Dr Geraint Dermody, senior development manager at X-Tek, reports: "Having consulted with electron optics designers and other system manufacturers, X-Tek decided to standardise on a simple standard which can be used for both optical and X-ray inspection resolution tests. The test piece consists of a series of tapering lines in a starburst pattern formed from 1 micron-thick gold on a silicon substrate. The test will qualify sources with focal spot sizes from 5 down to 0.5 microns.

"As manufacturers we try to specify our products accurately and in the absence of an industry standard for microfocus X-ray source focal spot measurement, we had extrapolated an old British Standard using a tungsten ball bearing imaged onto high definition film designed for conventional sources (the 20%-80% points with linear interpolation yielding the spot-size). This gave a very pessimistic figure for the focal spot compared with other tests. Users were being confused when comparing a 2 micron system with a nanofocus system and getting the same image quality.

"The beauty of our new test piece is that it can give a simple, quick estimate of the systems resolution and contrast sensitivity, visually for users and mathematically for manufacturers. We were doing ourselves an injustice using the old standard and by adopting the new starburst pattern we have reclassified our old 2 micron tubes as 1 micron in line with other suppliers. We believe it is the only useable test piece that is easily available to all."

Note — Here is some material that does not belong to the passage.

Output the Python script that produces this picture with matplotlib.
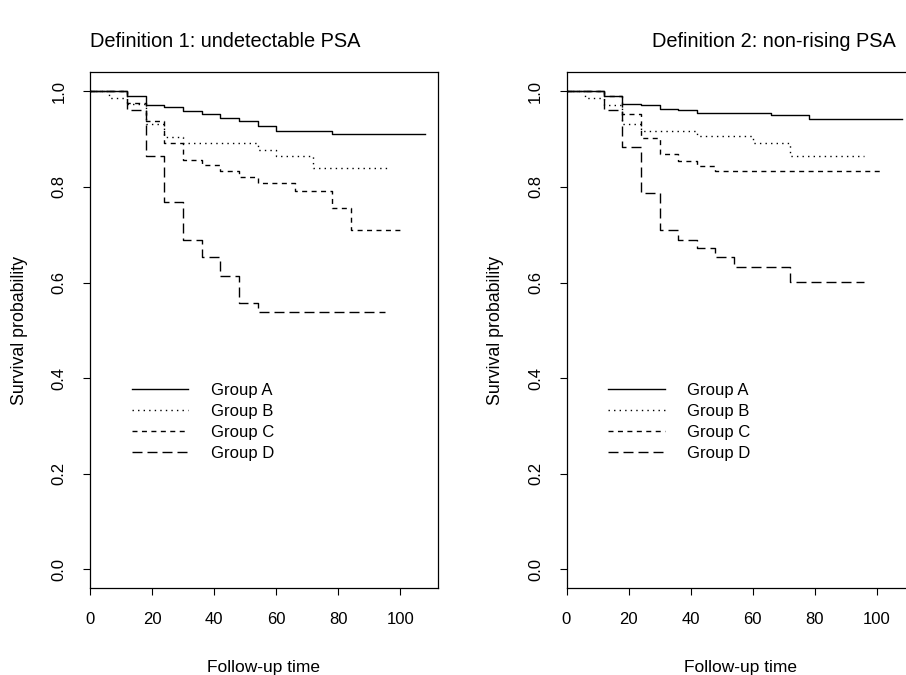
import matplotlib
matplotlib.use("Agg")
import matplotlib.pyplot as plt

plt.rcParams['font.family'] = ['Liberation Sans', 'DejaVu Sans']

# survival step curves (time in months, survival probability)
titles = ["Definition 1: undetectable PSA", "Definition 2: non-rising PSA"]
groups = ["Group A", "Group B", "Group C", "Group D"]

# Definition 1
d1_a_t = [0, 12, 18, 24, 30, 36, 42, 48, 54, 60, 78, 108]
d1_a_s = [1.0, 0.990, 0.971, 0.968, 0.958, 0.952, 0.945, 0.938, 0.927, 0.917, 0.910, 0.910]
d1_b_t = [0, 6, 12, 18, 24, 30, 54, 60, 72, 96]
d1_b_s = [1.0, 0.987, 0.973, 0.932, 0.904, 0.892, 0.878, 0.865, 0.839, 0.839]
d1_c_t = [0, 12, 18, 24, 30, 36, 42, 48, 54, 66, 78, 84, 101]
d1_c_s = [1.0, 0.975, 0.939, 0.892, 0.857, 0.845, 0.833, 0.820, 0.809, 0.792, 0.755, 0.710, 0.710]
d1_d_t = [0, 12, 18, 24, 30, 36, 42, 48, 54, 95]
d1_d_s = [1.0, 0.962, 0.864, 0.768, 0.690, 0.653, 0.614, 0.558, 0.539, 0.539]

# Definition 2
d2_a_t = [0, 12, 18, 24, 30, 36, 42, 66, 78, 108]
d2_a_s = [1.0, 0.990, 0.974, 0.971, 0.964, 0.961, 0.955, 0.951, 0.943, 0.943]
d2_b_t = [0, 6, 12, 18, 24, 42, 60, 72, 96]
d2_b_s = [1.0, 0.987, 0.972, 0.932, 0.918, 0.906, 0.893, 0.864, 0.864]
d2_c_t = [0, 12, 18, 24, 30, 36, 42, 48, 101]
d2_c_s = [1.0, 0.990, 0.952, 0.903, 0.868, 0.855, 0.843, 0.833, 0.833]
d2_d_t = [0, 12, 18, 24, 30, 36, 42, 48, 54, 72, 96]
d2_d_s = [1.0, 0.962, 0.883, 0.787, 0.710, 0.690, 0.672, 0.653, 0.633, 0.602, 0.602]

panels = [
    [(d1_a_t, d1_a_s), (d1_b_t, d1_b_s), (d1_c_t, d1_c_s), (d1_d_t, d1_d_s)],
    [(d2_a_t, d2_a_s), (d2_b_t, d2_b_s), (d2_c_t, d2_c_s), (d2_d_t, d2_d_s)],
]
styles = ['-', (0, (1, 3)), (0, (3.6, 3.2)), (0, (7.2, 3.6))]

xticks = [0, 20, 40, 60, 80, 100]
yticks = [0.0, 0.2, 0.4, 0.6, 0.8, 1.0]

fig = plt.figure(figsize=(9.06, 6.75), dpi=100)
lefts = [90 / 906, 566.5 / 906]
title_x = [0.0, 0.246]
for k in range(2):
    ax = fig.add_axes([lefts[k], 86.7 / 675, 347.5 / 906, 516 / 675])
    handles = []
    for (t, s), ls in zip(panels[k], styles):
        h, = ax.step(t, s, where='post', color='black', lw=1.0, linestyle=ls)
        handles.append(h)
    ax.set_xlim(0, 112)
    ax.set_ylim(-0.04, 1.04)
    ax.set_xticks(xticks)
    ax.set_xticklabels([str(v) for v in xticks])
    ax.set_yticks(yticks)
    ax.set_yticklabels(["%.1f" % v for v in yticks])
    ax.tick_params(direction='out', length=5, width=0.8, labelsize=12, pad=12)
    ax.tick_params(axis='y', labelrotation=90)
    for lab in ax.get_yticklabels():
        lab.set_va('center')
    for sp in ax.spines.values():
        sp.set_linewidth(0.9)
    ax.set_xlabel("Follow-up time", fontsize=12.5, labelpad=24)
    ax.set_ylabel("Survival probability", fontsize=12.8, labelpad=17)
    ax.set_title(titles[k], loc='left', fontsize=14.4, pad=18, x=title_x[k])
    ax.legend(handles, groups, loc='upper left', bbox_to_anchor=(13.4, 0.39),
              bbox_transform=ax.transData, frameon=False, fontsize=12,
              handlelength=3.4, handletextpad=1.36, labelspacing=0.36,
              borderpad=0, borderaxespad=0)

fig.savefig("out.png", dpi=100)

X-Tek has commissioned the manufacture of a large number of the standard test pieces to be available to all users and other x-ray system manufacturers.

Customer choice
All the above arguments have merit, but the customer must be aware that these viewpoints are made from the position of a vendors strengths and market focus. As x-ray technology develops into new applications, there will be a need to reassess, evolve and create meaningful measures of system ability and performance for electronics customers.

Broken 25 micron gold bond wire inspected with a nanofocus tube on an phoenix system. The gap is only a few microns wide. Such defects are much harder if not impossible to detect with standard microfocus equipment, according to the company’s sales and marketing director Stefan Becker.

X-Tek has produced a test piece to measure the resolution of x-ray inspection systems as a whole. Shown (top to bottom) are images from an electron microscope control and from x-ray inspection systems using a “2 micron” transmission target and a “5-micron” reflection target. A rule of thumb for determining resolution is that if 25% of the length of the wedges in the circular pattern is resolved, the spot size is 4 microns, if 50%, the spot is 3 microns, and if 75%, 2 microns. If the wedges are completely visible, the system resolution is equal to or better than 1 micron.